Однако я тогда не отметил в народном сознании и поведении сосуществования еще двух разнонаправленных стремлений или, вернее, чувств. В сцене «Лобное место» по призыву мужика на амвоне народ несется толпою с криками: «Вязать! топить! Да здравствует Димитрий! Да гибнет род Бориса Годунова!» В сцене «Кремль. Дом Борисов. Стража у крыльца» в народе звучат два противоположных чувства по отношению к детям Годунова:
Один из народа.
Брат да сестра! бедные дети, что пташки в клетке.
Другой.
Есть о ком жалеть? Проклятое племя!
Первый.
Отец был злодей, а детки невинны.
Другой.
Яблоко от яблони недалеко падает.
Такое эмоциональное двухголосие открыто Пушкиным не по материалам «Истории государства Российского», где о нем ничего не говорится. Оно означает, что Пушкин уже усвоил представление о противоречивости народного сознания, о сосуществовании в нем одновременно милосердия и жестокости. Такое представление объясняет появление у Пушкина настойчивого интереса к восстанию «Стеньки Разина» и его намерение опубликовать три песни, среди которых были им самим сочиненные. Современное содержание российской истории, то есть спонтанные проявления народного недовольства, подкрепило те наблюдения, которых смысл он выразил уже в «Борисе Годунове».
Я не привожу откликов Пушкина на «беспорядки» 1831 года, поскольку они важны не столько содержанием, сколько отношением Пушкина к ним. Они заставили Пушкина снова задуматься над природой народного бунта, тех «беспорядков», которыми сопровождалась эпидемия холеры 1831 года.

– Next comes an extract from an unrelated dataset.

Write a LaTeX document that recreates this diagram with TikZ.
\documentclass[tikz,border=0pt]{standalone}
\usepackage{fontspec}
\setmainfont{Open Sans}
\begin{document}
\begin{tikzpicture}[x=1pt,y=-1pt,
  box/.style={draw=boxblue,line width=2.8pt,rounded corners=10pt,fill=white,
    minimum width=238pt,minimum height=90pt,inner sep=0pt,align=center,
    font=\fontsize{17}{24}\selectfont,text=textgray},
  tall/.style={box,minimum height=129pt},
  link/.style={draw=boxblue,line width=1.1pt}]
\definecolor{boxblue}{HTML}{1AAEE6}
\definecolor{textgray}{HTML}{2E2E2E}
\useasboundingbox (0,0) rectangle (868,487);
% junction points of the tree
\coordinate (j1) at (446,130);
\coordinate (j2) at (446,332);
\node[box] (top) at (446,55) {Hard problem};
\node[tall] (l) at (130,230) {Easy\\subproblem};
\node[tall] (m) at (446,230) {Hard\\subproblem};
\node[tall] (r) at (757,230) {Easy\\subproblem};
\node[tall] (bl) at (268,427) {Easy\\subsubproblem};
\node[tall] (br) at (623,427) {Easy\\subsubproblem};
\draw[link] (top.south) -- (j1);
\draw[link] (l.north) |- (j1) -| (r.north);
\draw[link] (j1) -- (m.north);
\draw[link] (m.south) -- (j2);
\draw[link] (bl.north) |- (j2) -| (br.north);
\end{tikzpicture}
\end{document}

Характерно для общественных настроений того времени ответное письмо П. Осиповой на сообщение Пушкина об этом бунте и сопровождающих его «ужасах»: «И мы слышали, увы! о волнениях военных поселений… Вы правы, говоря, что они не нужны. Но пока бравый Николай будет держаться военщины в правлении, – все пойдет из огня да в полымя – вероятно, он не читал внимательно или вовсе не читал историю Византийской империи Сегюра и кой-кого другого, кто писал о причинах падения Восточной Римской Империи»309.